What is debt consolidation?

To consolidate means to merge, and debt consolidation merges numerous loans into one.

The average person owes money on a home loan, car loan, credit cards, and possibly other personal or business loans. While the total amount due every month is generally unchanged for home and vehicle loans, credit card bills and other similar expenses fluctuate.

The monthly instalment owed to each creditor may be due by a different date of the month. If a borrower misses a payment for any of these debts, they may be charged additional penalties aside from the amount due. Different debtors charge different rates of interest on the amount due, too.

All these shifting factors can combine to create confusion in any budget. Unfortunately, the consequences of that confusion often include even more missed payments and late fees. The borrower wants to service his or her debt, but it is simply too difficult to keep up amid family and work obligations.

This is where a debt consolidation loan comes in.

How does a debt consolidation loan in Singapore work?

A good debt consolidation lender works to help you pay off your debts in an orderly, systematic way. The loan approval process begins with an assessment of your current finances, including income, debt, credit rating, and employment.

This process gives the lender a clear idea of your debt to income (DTI) ratio, which is a good indication of how likely you are to repay your debts. If they agree to extend you a consolidation loan, the lender contacts each of your current creditors and pays off the entire amount that you owe them.

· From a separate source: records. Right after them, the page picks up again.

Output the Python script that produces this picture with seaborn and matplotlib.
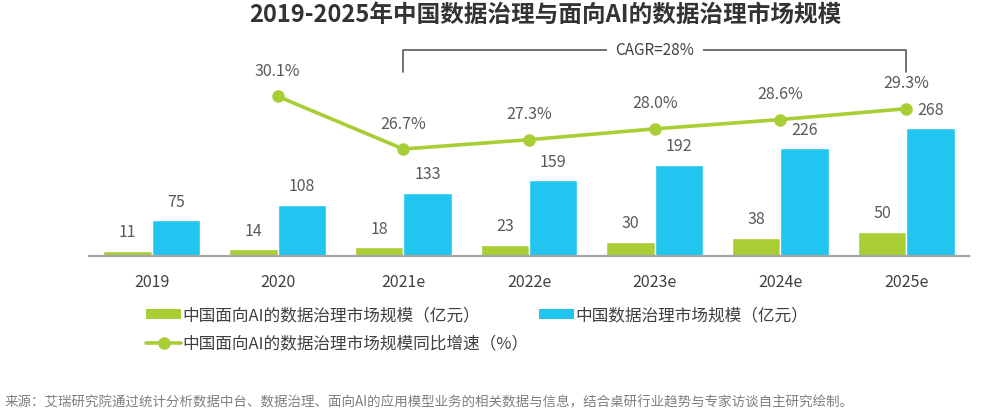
import numpy as np
import pandas as pd
import matplotlib
matplotlib.use("Agg")
import matplotlib.pyplot as plt
import matplotlib.transforms as mtransforms
from matplotlib.patches import Patch
from matplotlib.lines import Line2D
import seaborn as sns

years = ["2019", "2020", "2021e", "2022e", "2023e", "2024e", "2025e"]
ai_market = [11, 14, 18, 23, 30, 38, 50]
total_market = [75, 108, 133, 159, 192, 226, 268]
growth_years = ["2020", "2021e", "2022e", "2023e", "2024e", "2025e"]
growth = [30.1, 26.7, 27.3, 28.0, 28.6, 29.3]

name_ai = "中国面向AI的数据治理市场规模（亿元）"
name_total = "中国数据治理市场规模（亿元）"
name_growth = "中国面向AI的数据治理市场规模同比增速（%）"
title = "2019-2025年中国数据治理与面向AI的数据治理市场规模"
cagr_text = "CAGR=28%"
source = "来源：艾瑞研究院通过统计分析数据中台、数据治理、面向AI的应用模型业务的相关数据与信息，结合桌研行业趋势与专家访谈自主研究绘制。"

GREEN = "#A8CD35"
BLUE = "#21C5EF"
TXT = "#595959"

sns.set_theme(style="white")
plt.rcParams['font.family'] = ['Noto Sans CJK SC', 'DejaVu Sans']

df = pd.DataFrame({
    "year": years * 2,
    "value": ai_market + total_market,
    "series": [name_ai] * len(years) + [name_total] * len(years),
})

fig = plt.figure(figsize=(9.85, 4.15), dpi=100)
ax = fig.add_axes([89 / 985, (415 - 256) / 415, 880 / 985, 216 / 415])

sns.barplot(data=df, x="year", y="value", hue="series", order=years,
            hue_order=[name_ai, name_total], palette=[GREEN, BLUE],
            width=0.77, gap=0, saturation=1, ax=ax, legend=False)
for cont in ax.containers:
    ax.bar_label(cont, fmt="%d", padding=7, fontsize=11.5, color=TXT)
ax.set_ylim(0, 454)
ax.set_xlim(-0.5, len(years) - 0.5)
ax.set_xlabel("")
ax.set_ylabel("")
ax.set_yticks([])
for s in ["top", "right", "left"]:
    ax.spines[s].set_visible(False)
ax.spines["bottom"].set_color("#A6A6A6")
ax.spines["bottom"].set_linewidth(1.6)
ax.tick_params(axis="x", length=0, pad=13, labelsize=11.5, labelcolor="#404040")

ax2 = ax.twinx()
xpos = [years.index(y) for y in growth_years]
sns.lineplot(x=xpos, y=growth, color=GREEN, linewidth=2.6, marker="o",
             markersize=9, markeredgewidth=0, ax=ax2)
for x, v in zip(xpos, growth):
    ax2.annotate(f"{v:.1f}%", (x, v), xytext=(0, 18), textcoords="offset points",
                 ha="center", va="center", fontsize=11.5, color=TXT)
ax2.set_ylim(19.80, 33.73)
ax2.set_xlim(-0.5, len(years) - 0.5)
ax2.set_yticks([])
ax2.set_ylabel("")
for s in ["top", "right", "left", "bottom"]:
    ax2.spines[s].set_visible(False)

# CAGR bracket
tr = mtransforms.blended_transform_factory(ax.transData, fig.transFigure)
x0 = years.index("2021e")
x1 = years.index("2025e")
ytop = (415 - 50) / 415
ybot = (415 - 72) / 415
ax.plot([x0, x0, x1, x1], [ybot, ytop, ytop, ybot], transform=tr,
        color="#595959", linewidth=1.2, clip_on=False)
ax.text((x0 + x1) / 2, ytop, cagr_text, transform=tr, ha="center", va="center",
        fontsize=11, color="#404040",
        bbox=dict(facecolor="white", edgecolor="none", pad=6))

fig.text(545 / 985, (415 - 15) / 415, title, ha="center", va="center",
         fontsize=17, fontweight="bold", color="#333333")

handles = [Patch(facecolor=GREEN, edgecolor="none"),
           Line2D([0], [0], color=GREEN, linewidth=2.6, marker="o", markersize=8),
           Patch(facecolor=BLUE, edgecolor="none")]
labels = [name_ai, name_growth, name_total]
fig.legend(handles, labels, loc="upper left", bbox_to_anchor=(146 / 985, (415 - 307) / 415),
           ncol=2, frameon=False, fontsize=12, handlelength=2.1, handleheight=0.5,
           handletextpad=0.1, columnspacing=0.6, labelspacing=0.65,
           borderpad=0, borderaxespad=0, labelcolor="#404040")

fig.text(5 / 985, (415 - 402) / 415, source, ha="left", va="center",
         fontsize=9.7, color="#7F7F7F")

fig.savefig("out.png", dpi=100)
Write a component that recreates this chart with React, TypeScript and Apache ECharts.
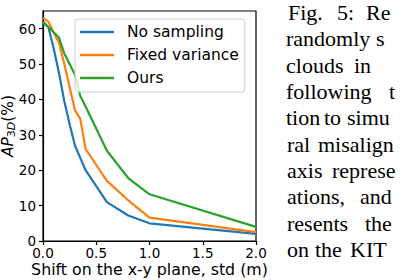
import React, { useEffect, useRef } from "react";
import * as echarts from "echarts";

const shiftStd = [0, 0.05, 0.1, 0.15, 0.2, 0.25, 0.3, 0.35, 0.4, 0.6, 0.8, 1.0, 2.0];
const noSampling = [61.5, 60.5, 54.5, 47.5, 39.5, 33, 27, 23.5, 20, 11, 7.2, 5, 2];
const fixedVariance = [63, 62, 59, 56, 50, 43.5, 37, 34.5, 26, 17, 11.5, 6.6, 2.5];
const ours = [62, 60.5, 59, 57.5, 53, 50, 47, 41, 38, 25.5, 17.8, 13.2, 4];

const seriesNames = ["No sampling", "Fixed variance", "Ours"];
const seriesColors = ["#1f77b4", "#ff7f0e", "#2ca02c"];
const yTicks = [0, 10, 20, 30, 40, 50, 60];
const xTicks = [0, 0.5, 1.0, 1.5, 2.0];

const captionWords = [
  ["Fig.", "5:", "Re"],
  ["randomly", "s"],
  ["clouds", "in"],
  ["following", "t"],
  ["tion", "to", "simu"],
  ["ral", "misalign"],
  ["axis", "represe"],
  ["ations,", "and"],
  ["resents", "the"],
  ["on", "the", "KIT"],
];
const captionWordX = [
  [288, 337, 366],
  [286, 376],
  [286, 354],
  [286, 389],
  [286, 324, 347],
  [287, 318],
  [287, 332],
  [287, 360],
  [287, 365],
  [287, 315, 350],
];

export default function App() {
  const ref = useRef<HTMLDivElement>(null);
  useEffect(() => {
    if (!ref.current) return;
    const chart = echarts.init(ref.current, null, { renderer: "svg" });
    const font = "DejaVu Sans";
    const graphics: any[] = [];
    captionWords.forEach((line, i) => {
      const baseline = 20 + 26.3 * i;
      line.forEach((w, j) => {
        graphics.push({
          type: "text",
          x: captionWordX[i][j],
          y: baseline - 7.4,
          style: {
            text: w,
            font: '22px "Liberation Serif"',
            fill: "#000",
            verticalAlign: "middle",
            align: "left",
          },
        });
      });
    });
    const data = [noSampling, fixedVariance, ours];
    chart.setOption({
      animation: false,
      grid: {
        left: 43,
        top: 11,
        right: 146,
        bottom: 39,
        outerBoundsMode: "none",
        containLabel: false,
        show: true,
        borderColor: "#000",
        borderWidth: 1.2,
        backgroundColor: "transparent",
      },
      legend: {
        orient: "vertical",
        left: 75,
        top: 19,
        icon: "rect",
        itemWidth: 34,
        itemHeight: 2.6,
        itemGap: 7,
        padding: [5, 6, 6, 5],
        backgroundColor: "rgba(255,255,255,0.8)",
        borderColor: "#cccccc",
        borderWidth: 1,
        borderRadius: 3,
        data: seriesNames,
        textStyle: {
          fontFamily: font,
          fontSize: 15.5,
          color: "#000",
          lineHeight: 16,
          padding: [0, 0, 0, 8],
        },
      },
      xAxis: {
        type: "value",
        min: 0,
        max: 2,
        interval: 0.5,
        name: "Shift on the x-y plane, std (m)",
        nameLocation: "middle",
        nameGap: 20.5,
        nameMoveOverlap: false,
        nameTextStyle: { fontFamily: font, fontSize: 15.8, color: "#000", lineHeight: 16 },
        splitLine: { show: false },
        axisLine: { show: true, lineStyle: { color: "#000", width: 1.2 } },
        axisTick: { show: true, inside: false, length: 4, lineStyle: { color: "#000", width: 1.2 }, customValues: xTicks },
        axisLabel: {
          margin: 5,
          fontFamily: font,
          fontSize: 13.5,
          lineHeight: 14,
          color: "#000",
          customValues: xTicks,
          formatter: (v: number) => v.toFixed(1),
        },
      },
      yAxis: {
        type: "value",
        min: 0,
        max: 65,
        name: "{it|AP}{s3|3}{sD|D}{n|(%)}",
        nameLocation: "middle",
        nameGap: 26,
        nameMoveOverlap: false,
        nameRotate: 90,
        nameTextStyle: {
          fontFamily: font,
          fontSize: 15.5,
          color: "#000",
          rich: {
            it: { fontFamily: font, fontSize: 15.5, fontStyle: "italic", color: "#000", lineHeight: 18 },
            s3: { fontFamily: font, fontSize: 11, color: "#000", verticalAlign: "bottom", lineHeight: 12, padding: [6, 0, 0, 0] },
            sD: { fontFamily: font, fontSize: 11, fontStyle: "italic", color: "#000", verticalAlign: "bottom", lineHeight: 12, padding: [6, 0, 0, 0] },
            n: { fontFamily: font, fontSize: 15.5, color: "#000", lineHeight: 18 },
          },
        },
        splitLine: { show: false },
        axisLine: { show: true, lineStyle: { color: "#000", width: 1.2 } },
        axisTick: { show: true, inside: false, length: 4, lineStyle: { color: "#000", width: 1.2 }, customValues: yTicks },
        axisLabel: { margin: 7, fontFamily: font, fontSize: 13.5, lineHeight: 10, color: "#000", customValues: yTicks },
      },
      series: seriesNames.map((name, k) => ({
        name,
        type: "line",
        data: shiftStd.map((x, i) => [x, data[k][i]]),
        symbol: "none",
        lineStyle: { color: seriesColors[k], width: 2.2 },
        itemStyle: { color: seriesColors[k] },
        z: 2,
      })),
      graphic: graphics,
    });
    return () => chart.dispose();
  }, []);
  return (
    <div
      ref={ref}
      style={{ position: "fixed", left: 0, top: 0, width: 402, height: 280, background: "#fff" }}
    />
  );
}
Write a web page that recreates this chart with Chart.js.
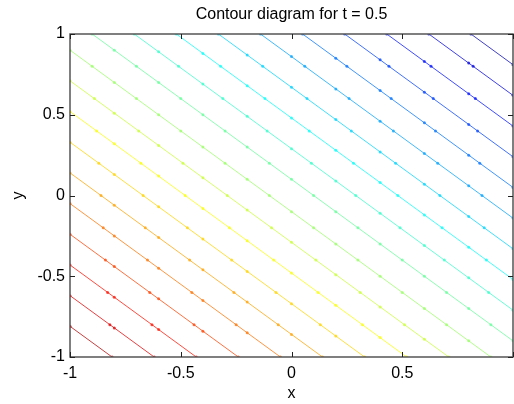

The total amount that they pay off, together with associated fees and charges, becomes the new amount you owe. So, while the total debt in your name does not decrease, it is now owed to a single creditor. That means a single loan principal, a single rate of interest, a single instalment due date, and all governed by the same rules and subject to identical penalties.

Most borrowers find that this streamlining gives them a chance to seize control of their finances and better manage their budgets.

Does debt consolidation improve credit rating?

Your credit rating is usually the most important factor a lender considers before approving any credit. While individuals with an Excellent or Good rating get approval for all reasonable loan requests, it can be difficult for others.

A debt consolidation loan in Singapore appears on your credit report and is a good indication of your commitment to honouring your debts. It shows a lender considering your application that you are more likely to take decisive action than default on a loan.

This is true for new lenders as well as those from whom a previous loan was consolidated.

However, consolidating your loans does not necessarily improve your credit rating, especially immediately. While the exact formula used is not publicly available, one of the positive factors is debt variety.

A borrower who has a car loan, several credit cards, and an overdraft account will rate higher than someone who has just a car loan and one credit card. This is because a credit score also assesses the borrower’s ability to juggle various commitments.

On the other hand, it is much better to consolidate several loans if you are struggling to manage payments. A series of late and missed payments will often cancel out all the advantages of a diverse debt portfolio.

Over time, a strong track record of responsible financial decisions will boost your credit score. This will open the door to larger loan principals and possibly lower interest rates as well.

Remember to only deal only with legal money lenders in Singapore. Unlicensed lenders are not part of the credit scoring system and paying back a loan to them does not improve your rating.

Now that you understand how a debt consolidation loan in Singapore helps you save your money, you have what you need to turn your finances around.